The river Ebro 930 kilometres long is famous for its bounteous stock of catfish and carp. As the estuary has grown over the centuries the town of Amposta which was originally a sea port in the fourth century is now several miles inland.

Rice workers keen to have their picture taken


We had coffee a Cortado (or literally “cut coffee”) in Corbera a town high above the Ebro where the conclusive battle of the Spanish Civil War took place. In the 115 days between 25 July and 16 November 1938 the Nationalist forces of General Franco defeated the opposition forces fighting for freedom and Republicanism. These forces included Communists, Anarchists and the International Brigades formed from volunteers from all over the world. It is widely acknowledged that Mussolini’s Italy and Hitler’s Germany supported the Nationalists in spite of their apparent agreement to a non-intervention treaty. 
Ground forces in Spanish Civil War

Their unremitting aerial bombardment was decisive in its effect on the Republican forces who were also weakened by hunger and thirst in the heat of summer.
The number of people who actually took part or witnessed these events are rapidly diminishing although there are plenty of signs that the proud independent spirit of Catalonia continues.

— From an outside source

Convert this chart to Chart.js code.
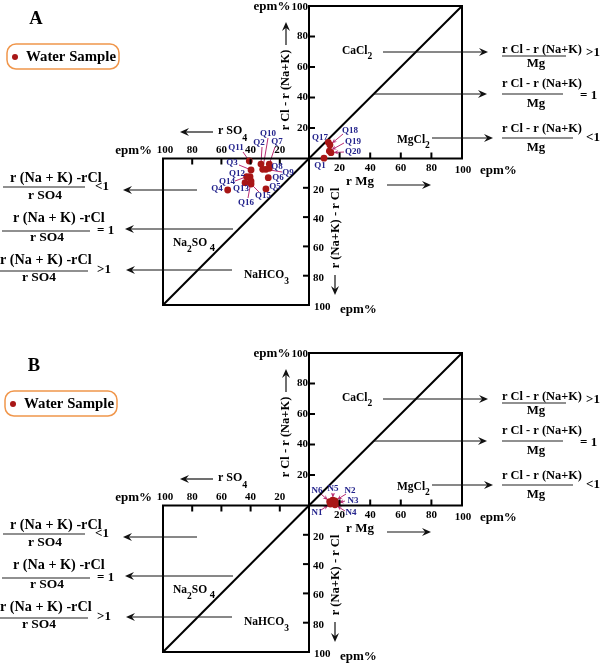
<!DOCTYPE html>
<html><head><meta charset="utf-8">
<script src="https://cdn.jsdelivr.net/npm/chart.js@4.4.1/dist/chart.umd.min.js"></script>
<style>
html,body{margin:0;padding:0;background:#fff;overflow:hidden;}
#wrap{position:relative;width:600px;height:664px;}
canvas{position:absolute;left:0;}
</style></head><body>
<div id="wrap">
<canvas id="chartA" width="600" height="320" style="top:0px"></canvas>
<canvas id="chartB" width="600" height="317" style="top:347px"></canvas>
</div>
<script>
// ---------- DATA ----------
const tickValues = [20, 40, 60, 80];

// Panel A: samples in the upper-right (CaCl2 / MgCl2) square: r Mg (x) and r Cl - r(Na+K) (y), epm%
const aUpperNames = ['Q1', 'Q17', 'Q18', 'Q19', 'Q20'];
const aUpperMg    = [9.8, 12.6, 13.7, 13.3, 14.4];
const aUpperClNaK = [0.2, 10.6, 8.9, 4.9, 3.8];

// Panel A: samples in the lower-left (Na2SO4 / NaHCO3) square: r SO4 (x) and r(Na+K) - r Cl (y), epm%
const aLowerNames = ['Q2', 'Q3', 'Q4', 'Q5', 'Q6', 'Q7', 'Q8', 'Q9', 'Q10', 'Q11', 'Q12', 'Q13', 'Q14', 'Q15', 'Q16'];
const aLowerSO4   = [32.9, 39.7, 55.7, 29.5, 27.9, 27.2, 27.2, 29.5, 31.7, 40.9, 40.4, 43.8, 42.7, 39.7, 39.7];
const aLowerNaKCl = [3.8, 7.8, 21.5, 20.8, 13.1, 3.8, 6.7, 7.4, 7.4, 1.7, 12.4, 16.5, 12.4, 17.4, 15.4];

// Panel B: samples in the upper-right square
const bUpperNames = ['N1', 'N2', 'N3', 'N4', 'N5', 'N6'];
const bUpperMg    = [14, 17, 18, 17, 15.5, 13.5];
const bUpperClNaK = [1, 3, 1.5, 0.5, 3.5, 2.5];

// ---------- STYLE / LAYOUT ----------
const RED = 'rgb(168,22,22)';
const NAVY = 'rgb(35,35,140)';
const LEAD = 'rgb(185,45,115)';
const SERIF = '"Liberation Serif", "Times New Roman", serif';
const frameSquare = [{x:0,y:0},{x:100,y:0},{x:100,y:100},{x:0,y:100},{x:0,y:0}];
const frameDiagonal = [{x:0,y:0},{x:100,y:100}];

// sample label placement (text centre in canvas px, optional leader start, arrowhead flag)
const aLabelPos = [
  ['Q1', 320,166], ['Q17', 320,138],
  ['Q18', 350,131, 343,134, true], ['Q19', 353,142, 344,143, true], ['Q20', 353,152, 344,152, true],
  ['Q11', 236,148, 243,152], ['Q3', 232,163, 239,165], ['Q2', 259,143, 262,147],
  ['Q10', 268,134, 268,138], ['Q7', 277,142, 275,147], ['Q8', 277,167, 271,167],
  ['Q9', 288,173, 282,172], ['Q6', 278,178], ['Q12', 237,174, 245,175],
  ['Q14', 227,182, 235,181], ['Q13', 241,189, 246,186], ['Q16', 246,203, 248,198],
  ['Q15', 263,196, 259,192], ['Q5', 275,187], ['Q4', 217,189]
];
const bLabelPos = [
  ['N6', 317,144, 321,147, true], ['N5', 333,142, 333,146, true], ['N2', 350,144, 346,147, true],
  ['N3', 353,154, 345,154, true], ['N4', 351,166, 345,164, true], ['N1', 317,166, 321,163, true]
];

function font(size) { return 'bold ' + size + 'px ' + SERIF; }
function pts(xs, ys) { return xs.map((v, i) => ({x: v, y: ys[i]})); }

function txt(ctx, s, x, y, size, align, color) {
  ctx.font = font(size); ctx.fillStyle = color || '#000';
  ctx.textAlign = align || 'center'; ctx.textBaseline = 'middle';
  ctx.fillText(s, x, y);
}
function runs(ctx, parts, x, y) { // left aligned runs [text, size, dy]
  let cx = x;
  parts.forEach(p => {
    ctx.font = font(p[1]); ctx.fillStyle = '#000'; ctx.textAlign = 'left'; ctx.textBaseline = 'middle';
    ctx.fillText(p[0], cx, y + p[2]);
    cx += ctx.measureText(p[0]).width;
  });
}
function seg(ctx, x1, y1, x2, y2, lw, color) {
  ctx.beginPath(); ctx.moveTo(x1, y1); ctx.lineTo(x2, y2);
  ctx.lineWidth = lw; ctx.strokeStyle = color || '#000'; ctx.stroke();
}
function arrow(ctx, x1, y1, x2, y2, lw, color, h, w) {
  color = color || '#111'; h = h || 9; w = w || 4;
  const a = Math.atan2(y2 - y1, x2 - x1), c = Math.cos(a), s = Math.sin(a);
  seg(ctx, x1, y1, x2 - c * h * 0.5, y2 - s * h * 0.5, lw, color);
  ctx.beginPath();
  ctx.moveTo(x2, y2);
  ctx.lineTo(x2 - c * h - s * w, y2 - s * h + c * w);
  ctx.lineTo(x2 - c * h * 0.65, y2 - s * h * 0.65);
  ctx.lineTo(x2 - c * h + s * w, y2 - s * h - c * w);
  ctx.closePath(); ctx.fillStyle = color; ctx.fill();
}
function fraction(ctx, num, numX, numY, numSize, lx1, lx2, ly, den, denX, denY, denSize, rel, relX, relY) {
  txt(ctx, num, numX, numY, numSize, 'left');
  seg(ctx, lx1, ly, lx2, ly, 1.2, '#222');
  txt(ctx, den, denX, denY, denSize, 'center');
  txt(ctx, rel, relX, relY, 13, 'left');
}

function pointPixel(chart, panel, name) {
  const s = chart.scales;
  let i = panel.upperNames.indexOf(name);
  if (i >= 0) return [s.xR.getPixelForValue(panel.upperMg[i]), s.yU.getPixelForValue(panel.upperCl[i])];
  i = panel.lowerNames ? panel.lowerNames.indexOf(name) : -1;
  if (i >= 0) return [s.xL.getPixelForValue(panel.lowerSO4[i]), s.yD.getPixelForValue(panel.lowerNaKCl[i])];
  return null;
}

function makePlugin(panel) {
  return {
    id: 'sulin' + panel.name,
    beforeDatasetsDraw(chart) {
      const ctx = chart.ctx;
      ctx.save();
      panel.labels.forEach(l => {
        if (l.length < 5) return;
        const p = pointPixel(chart, panel, l[0]);
        if (!p) return;
        if (l[5]) {
          const dx = p[0] - l[3], dy = p[1] - l[4], d = Math.hypot(dx, dy) || 1;
          arrow(ctx, l[3], l[4], p[0] - dx / d * 2.5, p[1] - dy / d * 2.5, 1, LEAD, 5, 2.2);
        } else {
          seg(ctx, l[3], l[4], p[0], p[1], 1, LEAD);
        }
      });
      ctx.restore();
    },
    afterDatasetsDraw(chart) {
      const ctx = chart.ctx, s = chart.scales;
      ctx.save();
      const x0 = s.xR.getPixelForValue(0), y0 = s.yU.getPixelForValue(0);
      // ticks + tick labels
      tickValues.forEach(v => {
        const xr = s.xR.getPixelForValue(v);
        seg(ctx, xr, y0, xr, y0 - 6, 2);
        txt(ctx, String(v), xr, y0 + 10, 11);
        const yu = s.yU.getPixelForValue(v);
        seg(ctx, x0, yu, x0 + 6, yu, 2);
        txt(ctx, String(v), x0 - 1, yu, 11, 'right');
        const xl = s.xL.getPixelForValue(v);
        seg(ctx, xl, y0, xl, y0 + 6, 2);
        txt(ctx, String(v), xl, y0 - 8, 11);
        const yd = s.yD.getPixelForValue(v);
        seg(ctx, x0 - 6, yd, x0, yd, 2);
        txt(ctx, String(v), x0 + 4, yd + 2, 11, 'left');
      });
      txt(ctx, '100', x0 - 1, s.yU.getPixelForValue(100) + 1, 11, 'right');
      txt(ctx, 'epm%', 272, 7, 13);
      txt(ctx, '100', s.xL.getPixelForValue(100) + 2, y0 - 8, 11);
      txt(ctx, 'epm%', 152, y0 - 8, 13, 'right');
      txt(ctx, '100', s.xR.getPixelForValue(100) + 1, y0 + 12, 11);
      txt(ctx, 'epm%', 480, y0 + 12, 13, 'left');
      txt(ctx, '100', x0 + 5, s.yD.getPixelForValue(100) + 2, 11, 'left');
      txt(ctx, 'epm%', 340, s.yD.getPixelForValue(100) + 5, 13, 'left');

      // axis titles
      ctx.save(); ctx.translate(286, 90); ctx.rotate(-Math.PI / 2);
      txt(ctx, 'r Cl - r (Na+K)', 0, 0, 12.5); ctx.restore();
      arrow(ctx, 286, 45, 286, 22, 1.2);
      ctx.save(); ctx.translate(336, 228); ctx.rotate(-Math.PI / 2);
      txt(ctx, 'r (Na+K) - r Cl', 0, 0, 12.5); ctx.restore();
      arrow(ctx, 335, 275, 335, 295, 1.2);
      txt(ctx, 'r Mg', 360, 182, 13);
      arrow(ctx, 387, 185, 431, 185, 1.2);
      runs(ctx, [['r SO', 12, 0], ['4', 10, 7]], 218, 131);
      arrow(ctx, 213, 132, 180, 132, 1.2);

      // region names
      runs(ctx, [['CaCl', 11.5, 0], ['2', 9.5, 6]], 342, 51);
      runs(ctx, [['MgCl', 11.5, 0], ['2', 9.5, 6]], 397, 140);
      runs(ctx, [['Na', 11.5, 0], ['2', 9.5, 7], ['SO', 11.5, 0], [' 4', 10.5, 5]], 173, 243);
      runs(ctx, [['NaHCO', 11.5, 0], ['3', 9.5, 7]], 244, 275);

      // right-hand arrows and ratios
      arrow(ctx, 383, 52, 488, 52, 1);
      arrow(ctx, 373, 94, 487, 94, 1);
      arrow(ctx, 432, 138, 493, 138, 1);
      fraction(ctx, 'r Cl - r (Na+K)', 502, 50, 12.4, 502, 566, 56, 'Mg', 536, 64, 12.8, '>1', 586, 53);
      fraction(ctx, 'r Cl - r (Na+K)', 502, 84, 12.4, 502, 563, 94, 'Mg', 536, 104, 12.8, '= 1', 580, 96);
      fraction(ctx, 'r Cl - r (Na+K)', 502, 129, 12.4, 502, 573, 138, 'Mg', 536, 148, 12.8, '<1', 586, 138);

      // left-hand arrows and ratios
      arrow(ctx, 197, 190, 123, 190, 1);
      arrow(ctx, 233, 229, 125, 229, 1);
      arrow(ctx, 232, 270, 126, 270, 1);
      fraction(ctx, 'r (Na + K) -rCl', 10, 178, 14.2, 3, 85, 187, 'r SO4', 45, 196, 13.5, '<1', 95, 187);
      fraction(ctx, 'r (Na + K) -rCl', 13, 218, 14.2, 2, 90, 231, 'r SO4', 47, 238, 13.5, '= 1', 97, 231);
      fraction(ctx, 'r (Na + K) -rCl', 0, 260, 14.2, 0, 88, 271, 'r SO4', 39, 278, 13.5, '>1', 97, 270);

      // panel letter and legend
      txt(ctx, panel.name, 36 + panel.dx, 19, 18.5);
      ctx.beginPath();
      ctx.roundRect(7 + panel.dx, 44, 112, 25, 9);
      ctx.lineWidth = 1.5; ctx.strokeStyle = 'rgb(240,150,75)'; ctx.stroke();
      ctx.beginPath(); ctx.arc(15 + panel.dx, 57, 3, 0, Math.PI * 2); ctx.fillStyle = RED; ctx.fill();
      txt(ctx, 'Water Sample', 26 + panel.dx, 57, 14.8, 'left');

      // sample labels
      panel.labels.forEach(l => txt(ctx, l[0], l[1], l[2], 9, 'center', NAVY));
      ctx.restore();
    }
  };
}

function buildChart(id, panel, height) {
  const ds = [];
  ds.push({label: 'Water Sample', data: pts(panel.upperMg, panel.upperCl), xAxisID: 'xR', yAxisID: 'yU',
    pointRadius: 3.4, pointBackgroundColor: RED, pointBorderWidth: 0, showLine: false, order: 0, clip: false});
  if (panel.lowerNames) {
    ds.push({label: 'Water Sample (lower)', data: pts(panel.lowerSO4, panel.lowerNaKCl), xAxisID: 'xL', yAxisID: 'yD',
      pointRadius: 3.4, pointBackgroundColor: RED, pointBorderWidth: 0, showLine: false, order: 0, clip: false});
  }
  const lineStyle = {showLine: true, borderColor: '#000', borderWidth: 2, pointRadius: 0, order: 5, clip: false, tension: 0};
  ds.push(Object.assign({label: 'frameU', data: frameSquare, xAxisID: 'xR', yAxisID: 'yU'}, lineStyle));
  ds.push(Object.assign({label: 'frameD', data: frameSquare, xAxisID: 'xL', yAxisID: 'yD'}, lineStyle));
  ds.push(Object.assign({label: 'diagU', data: frameDiagonal, xAxisID: 'xR', yAxisID: 'yU'}, lineStyle));
  ds.push(Object.assign({label: 'diagD', data: frameDiagonal, xAxisID: 'xL', yAxisID: 'yD'}, lineStyle));
  return new Chart(document.getElementById(id), {
    type: 'scatter',
    data: {datasets: ds},
    options: {
      responsive: false, animation: false, events: [],
      layout: {padding: {left: 163, right: 138, top: 6, bottom: height - 305}, autoPadding: false},
      plugins: {legend: {display: false}, tooltip: {enabled: false}},
      scales: {
        xL: {type: 'linear', axis: 'x', position: 'bottom', stack: 'h', stackWeight: 146, min: 0, max: 100, reverse: true, display: false},
        xR: {type: 'linear', axis: 'x', position: 'bottom', stack: 'h', stackWeight: 153, min: 0, max: 100, display: false},
        yU: {type: 'linear', axis: 'y', position: 'right', stack: 'v', stackWeight: 152.5, min: 0, max: 100, display: false},
        yD: {type: 'linear', axis: 'y', position: 'right', stack: 'v', stackWeight: 146.5, min: 0, max: 100, reverse: true, display: false}
      }
    },
    plugins: [makePlugin(panel)]
  });
}

buildChart('chartA', {name: 'A', dx: 0, upperNames: aUpperNames, upperMg: aUpperMg, upperCl: aUpperClNaK,
  lowerNames: aLowerNames, lowerSO4: aLowerSO4, lowerNaKCl: aLowerNaKCl, labels: aLabelPos}, 320);
buildChart('chartB', {name: 'B', dx: -2, upperNames: bUpperNames, upperMg: bUpperMg, upperCl: bUpperClNaK,
  labels: bLabelPos}, 317);
</script></body></html>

The Catalan flag side by side with the flag of Sant Doningo

Young socialist organisation signposted in old part of Reus
Although there has been a period of ignoring or trying to forget this conflict throughout Spain there are now signs that these memories will be restored. Museums have been built – “centres of interpretation” – perhaps recognising that facts cannot have meaning without interpretation. 

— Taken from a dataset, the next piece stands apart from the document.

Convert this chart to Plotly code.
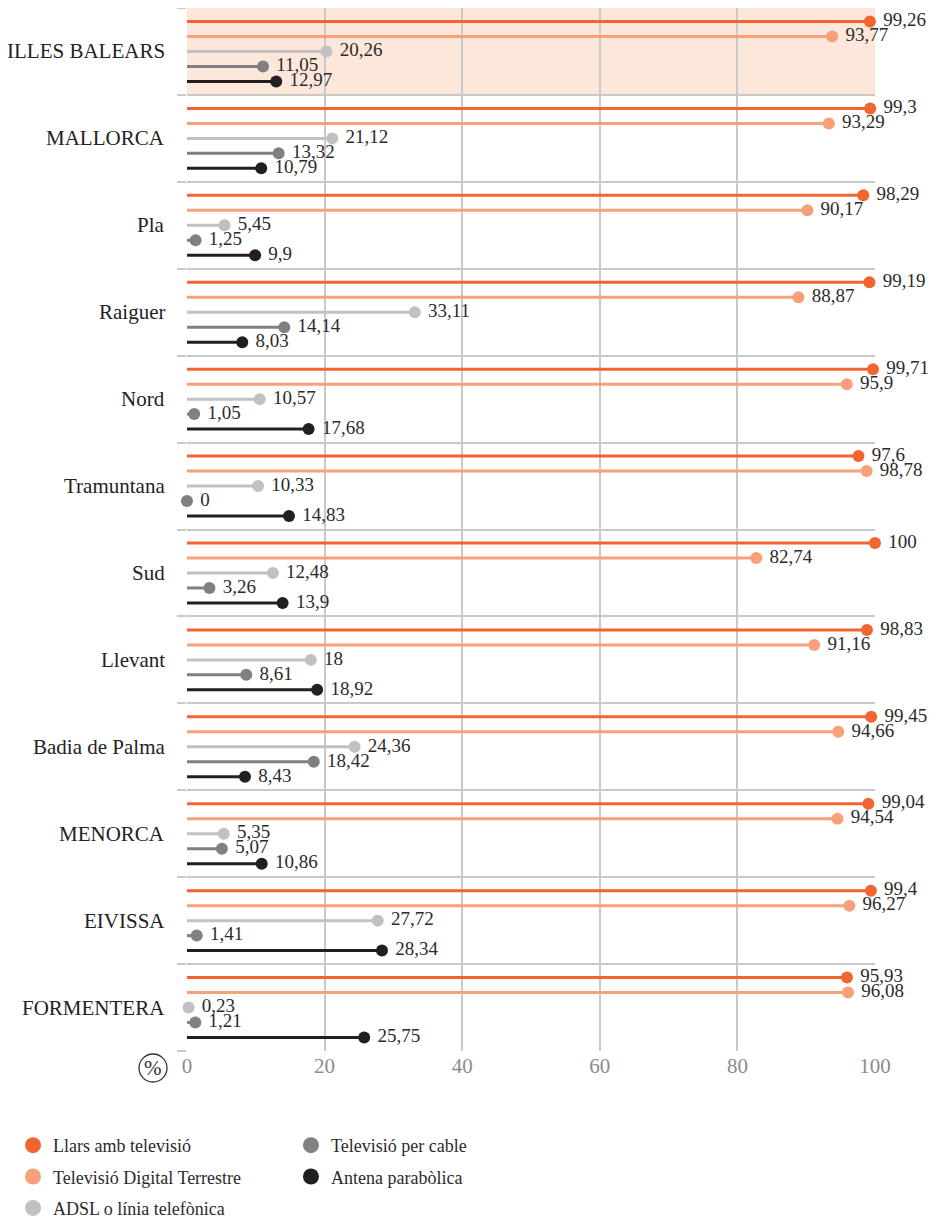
import plotly.graph_objects as go

categories = ["ILLES BALEARS", "MALLORCA", "Pla", "Raiguer", "Nord", "Tramuntana",
              "Sud", "Llevant", "Badia de Palma", "MENORCA", "EIVISSA", "FORMENTERA"]
series_names = ["Llars amb televisió", "Televisió Digital Terrestre", "ADSL o línia telefònica",
                "Televisió per cable", "Antena parabòlica"]
llars_tv = [99.26, 99.3, 98.29, 99.19, 99.71, 97.6, 100, 98.83, 99.45, 99.04, 99.4, 95.93]
tdt = [93.77, 93.29, 90.17, 88.87, 95.9, 98.78, 82.74, 91.16, 94.66, 94.54, 96.27, 96.08]
adsl = [20.26, 21.12, 5.45, 33.11, 10.57, 10.33, 12.48, 18, 24.36, 5.35, 27.72, 0.23]
cable = [11.05, 13.32, 1.25, 14.14, 1.05, 0, 3.26, 8.61, 18.42, 5.07, 1.41, 1.21]
antena = [12.97, 10.79, 9.9, 8.03, 17.68, 14.83, 13.9, 18.92, 8.43, 10.86, 28.34, 25.75]
x_ticks = [0, 20, 40, 60, 80, 100]

series_values = [llars_tv, tdt, adsl, cable, antena]
colors = ["#f26531", "#f7a079", "#c1c1c3", "#808084", "#231f20"]

SERIF = "Liberation Serif"
ROW_STEP = 0.1724

fig = go.Figure()

for j, (name, vals, col) in enumerate(zip(series_names, series_values, colors)):
    ys = [i + (j - 2) * ROW_STEP for i in range(len(categories))]
    lx, ly = [], []
    for v, y in zip(vals, ys):
        lx += [0, v, None]
        ly += [y, y, None]
    fig.add_trace(go.Scatter(x=lx, y=ly, mode="lines", line=dict(color=col, width=3),
                             showlegend=False, hoverinfo="skip", cliponaxis=False))
    fig.add_trace(go.Scatter(x=vals, y=ys, mode="markers+text",
                             marker=dict(color=col, size=12),
                             text=[" " + f"{v:g}".replace(".", ",") for v in vals],
                             textposition="middle right",
                             textfont=dict(family=SERIF, size=19, color="#2b2b2b"),
                             showlegend=False, cliponaxis=False, name=name))
    # legend entries
    fig.add_trace(go.Scatter(x=[None], y=[None], mode="markers",
                             marker=dict(color=col, size=20), name=name,
                             legend="legend" if j < 3 else "legend2",
                             legendgroup=name, showlegend=True))

PCT_X = -0.0494
PCT_Y = -0.0163

shapes = [dict(type="rect", xref="x", yref="y", x0=0, x1=100, y0=-0.5, y1=0.5,
               fillcolor="#fde7db", line=dict(width=0), layer="below"),
          dict(type="circle", xref="paper", yref="paper", xsizemode="pixel", ysizemode="pixel",
               xanchor=PCT_X, yanchor=PCT_Y, x0=-14, x1=14, y0=-14, y1=14,
               line=dict(color="#333333", width=1.3))]

annotations = [dict(x=0, xref="paper", y=i, yref="y", text=c, showarrow=False,
                    xanchor="right", xshift=-20,
                    font=dict(family=SERIF, size=21, color="#222222"))
               for i, c in enumerate(categories)]
annotations.append(dict(x=PCT_X, xref="paper", y=PCT_Y, yref="paper", text="%", showarrow=False,
                        xanchor="center", yanchor="middle",
                        font=dict(family=SERIF, size=21, color="#333333")))

legend_font = dict(family=SERIF, size=18, color="#2b2b2b")

fig.update_layout(
    width=928, height=1212,
    margin=dict(l=179, r=61, t=0, b=169, autoexpand=False),
    paper_bgcolor="white", plot_bgcolor="white",
    xaxis=dict(range=[0, 100], tickvals=x_ticks, showgrid=True, gridcolor="#c9c9c9",
               gridwidth=1.5, zeroline=False, showline=False, ticks="", automargin=False,
               tickfont=dict(family=SERIF, size=21, color="#8c8c8c")),
    yaxis=dict(range=[len(categories) - 0.5, -0.5],
               tickvals=[i - 0.5 for i in range(len(categories) + 1)],
               showticklabels=False, showgrid=True, gridcolor="#c9c9c9", gridwidth=1.5,
               ticks="outside", ticklen=9, tickcolor="#c9c9c9", tickwidth=1.5,
               zeroline=False, showline=False, automargin=False),
    shapes=shapes,
    annotations=annotations,
    legend=dict(x=-0.2529, y=-0.0728, xanchor="left", yanchor="top", tracegroupgap=5,
                font=legend_font, bgcolor="rgba(0,0,0,0)"),
    legend2=dict(x=0.1511, y=-0.0728, xanchor="left", yanchor="top", tracegroupgap=5,
                 font=legend_font, bgcolor="rgba(0,0,0,0)"),
)

fig.write_html("out.html")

As we stood up to pay for our coffee and go up to the old town a man came up to us to show us an old photo in a newspaper cutting from the 30s of the Republican forces gathered in the street we were standing in. He pointed up to the old town which had previously had 2,500 inhabitants before being destroyed in the bombing.  He was perhaps only in his 60s and therefore born long after the end of the Spanish Civil War – however no doubt friends and members of his family had been killed in that devastating battle.

Church of Sant Pere
On the hill we found the remains of the church of Sant Pere – beautifully restored and its roof entirely missing but replaced by a transparent covering creating a light filled atrium. 

In what seems to be a particularly Catalonian fusion of the imagination and history the church contained contemporary artists’ works conveying the concept of freedom of thought and speech.
The church which is now an art gallery.